Hence my question for you today, “Why do we read the book of Jonah on the afternoon of Yom Kippur?” In a nutshell, the Book of Jonah is the story of a reluctant prophet. Who was he? The Sages disagree about his identity. At the opening of the story, God called Jonah to go to Nineveh, the capital of the Assyrian Empire, Israel’s archenemy, to warn them that because of their iniquities and sinfulness, God was about to destroy them.

Instead of heeding to God’s voice, Jonah fled in the opposite direction, to Tarshish. Some say this city is located near modern day Gibraltar, others say, it is near Tunis. In ancient times, it was on the other side of the known world. Jonah attempted to fled to the other side of the world.

But God sent a storm against the boat Jonah had boarded. The crew were terrified. They threw all cargo overboard, each of them praying to their own god, but the storm did not recede. Meanwhile, Jonah was asleep in the belly of the boat, unaware of the clamour above him. How strange, isn’t it? Is it a kind of numbness that overran Jonah? The captain of the boat woke Jonah, asked him to pray his God, but Jonah remained silent. The sailors decided to draw lots to see who is responsible for the storm, and the lot fell on Jonah. They threw him overboard, and immediately the sea became quiet.

God sent a giant fish to swallow Jonah, and he stayed in its belly for three days. A Midrash relates that Jonah “entered the fish’s mouth just as a man enters a great synagogue. The two eyes of the fish were like windows of glass giving light to Jonah” (Pirkei deRabbi Eliezer chap. 10). “Show me wonder, asked Jonah, and the big fish swam down to the foundation stone, the navel of creation, fixed deep beneath the land”. You are now beneath God’s Temple, said the fish to Jonah. You should pray here, in the quietness of the moment and of the place. Stop running away. Listen to God’s call, and respond hineini, here I am[1].

 At that moment, Jonah repented. When Jonah reached the depth of his being and was in contact with his fragility, he said this prayer: “In my distress, I called to the Eternal One, and God answered me. From deep in the realm of the dead I called for help, and You listened to my cry. You hurled me into the depths, into the very heart of the sea, and the current swirled around me. The waters closed in over me, the deep engulfed me… I sank to the base of the mountains, the bars of the earth closed upon me forever. Yet You brought my life up from the pit, O Eternal my God!” (Chapter 2). The fish spat Jonah up onto the land, and Jonah rushed to Nineveh and delivered his prophecy: Nineveh is wicked and will be destroyed in forty days! And they listened to Jonah and repented immediately. They believed him and changed their lives.

But Jonah was very disappointed by this rapid repentance. Maybe he was expecting to see Israel’s enemies being destroyed? Maybe he thought they wouldn’t trust him as a prophet if the threat was not carried out?

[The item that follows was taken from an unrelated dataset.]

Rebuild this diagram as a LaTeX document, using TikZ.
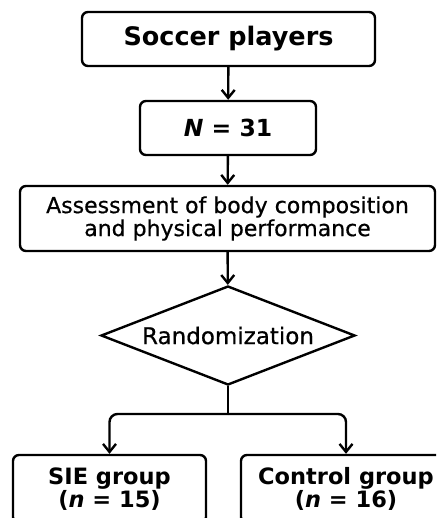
\documentclass[tikz,border=0pt]{standalone}
\usepackage{fontspec}
\setmainfont{DejaVu Sans}
\newfontfamily\medfont[FakeBold=0.6]{DejaVu Sans}
\usetikzlibrary{shapes.geometric,arrows.meta}
\tikzset{
  box/.style={draw, line width=2.4pt, rounded corners=6pt, align=center, inner sep=0pt},
  conn/.style={line width=2.4pt, -{Straight Barb[length=8pt,width=13pt,line width=2.4pt]}},
  plain/.style={line width=2.4pt},
}
\begin{document}
\begin{tikzpicture}[x=1pt,y=-1pt]
\useasboundingbox (0,0) rectangle (436,518);
\clip (0,0) rectangle (436,518);
\fill[white] (0,0) rectangle (436,518);
\node[box, minimum width=293pt, minimum height=54pt, font=\fontsize{25.5}{30}\selectfont\bfseries] (b1) at (228.5,39)
  {Soccer players};
\node[box, minimum width=176pt, minimum height=54pt, font=\fontsize{23.5}{28}\selectfont\bfseries] (b2) at (228,128)
  {\itshape N\upshape{} = 31};
\node[box, minimum width=415pt, minimum height=65pt, font=\fontsize{22}{23}\selectfont\medfont] (b3) at (227.5,218.5)
  {Assessment of body composition\\ and physical performance};
\node[draw, shape=diamond, aspect=2.6, line width=2.4pt, inner sep=0pt, minimum width=254pt, minimum height=99pt, font=\fontsize{23}{27}\selectfont\medfont] (d) at (228,335.5)
  {Randomization};
\node[box, minimum width=193pt, minimum height=68pt, font=\fontsize{22.5}{22.5}\selectfont\bfseries] (b4) at (109.5,489)
  {SIE group\\ (\textit{n} = 15)};
\node[box, minimum width=210pt, minimum height=68pt, font=\fontsize{22.5}{22.5}\selectfont\bfseries] (b5) at (346,489)
  {Control group\\ (\textit{n} = 16)};
\coordinate (j) at (228,414);
\draw[conn] (b1) -- (b2);
\draw[conn] (b2) -- (b3);
\draw[conn] (b3) -- (d);
\draw[plain] (d.south) -- (j);
\draw[conn, rounded corners=8pt] (j) -| (b4.north);
\draw[conn, rounded corners=8pt] (j) -| (b5.north);
\end{tikzpicture}
\end{document}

Enraged, he ran into the wilderness, sat on the ground, “made a booth (a sukkah), and sat under to see what happens to the city” (Jonah 4: 5). God sprouted a plant to protect Jonah from the burning sun, and the prophet settled gratefully into its shade. But then God sent a worm that destroyed the plant, and Jonah was again under the burning heat of the sun. He cried out to God in anger, and in return, received these words from God, “You have been concerned about this plant, though you did not tend it or make it grow… And should I not have concern for the great city of Nineveh, in which they are more than a hundred and twenty thousand people who cannot tell their right hand from their left – and also many animals?” (Jonah 4: 10-11).

The book ends with this question, and does not record Jonah’s answer, because there is none. Jonah learnt the lesson: God’s mercy is for the entire universe, and not for one group only. It took forty-eighty verses for Jonah to understand this message: the God of Israel is the God of all humankind.

But there is more. There is a lesson in Jonah’s reluctance to follow God’s command. He did not argue, as Abraham did. He simply ran away from the task ahead.

How often do we find ourselves reluctant to act or to change? How often do we refuse to hear a compelling voice? In the prayer of the Unetanneh Tokef, one of the highlights of the High Holy Days liturgy, we read, u’veshofar gadol ytakah, v’kol demamah dakah yshama, “the great Shofar is sounded; the still small voice is heard”. For some, God’s compelling voice is like the great Shofar, loud and clear, impossible to avert. These chosen few, like the Prophets of the great mystics are left with no other choice than to heed to the sound of the Shofar. For most of us, it is a still small voice that can easily be overlooked.

On Yom Kippur, I wanted to ask you a difficult question. But if not now, when? How much space do you leave to God in your lives? I know, it is not the kind of things we discuss in a Progressive community. Our relationship with the Divine can be complex and complicated, but if there is one day in the year it is appropriate to reflect on that, it is today.

It is so easy to run away from this still small voice. The world around us is noisy. We are bombarded by many distractions. But for one day, let’s challenge ourselves and try to listen to this still small voice. What would change in our lives if we listened to it? In that respect, we are all like Jonah. Accepting that there may be a reality beyond the material world can be daunting, harrowing even. Trying to lead a spiritual life in a world that is constantly inviting us to be customers more than anything else is a real act of resistance.

And what about Jonah’s anger when God forgave Nineveh? You would have thought that Jonah would be happy to see that Nineveh was saved, instead of destroyed. Was he hurt in his ego when his prophecy wasn’t fulfilled? Was he shocked that God would forgive non-Jews? Here again, we are like Jonah. It is a human trait to believe that the world should revolve around our fragile egos, and when we don’t understand what is happening, we get angry because we are afraid. We can be so inflated with ourselves that we forget our place in the universe, a mere sand grain in a machine that is so much bigger than us. The Book of Jonah is indeed a lesson in humility. We don’t understand everything. We simply can’t.

The story of Jonah reminds us that God’s mercy extends upon all living creatures. The divisions among humankind are made by us, but do not belong to the fabric of the universe. Nineveh, a powerful Empire, repented, because all human beings have this capacity to return from their bad ways. Yom Kippur could be called the Great Encounter. Once a year, when facing the Being we wouldn’t dare to name, we are put back in the right place. We are told, “if you cannot hear the loud Shofar, at least try listen to the still small voice that compels you to fulfil your destiny, to live as a human”. And what does that mean?  In the words of the poet, “to be human is to be beautifully flawed.”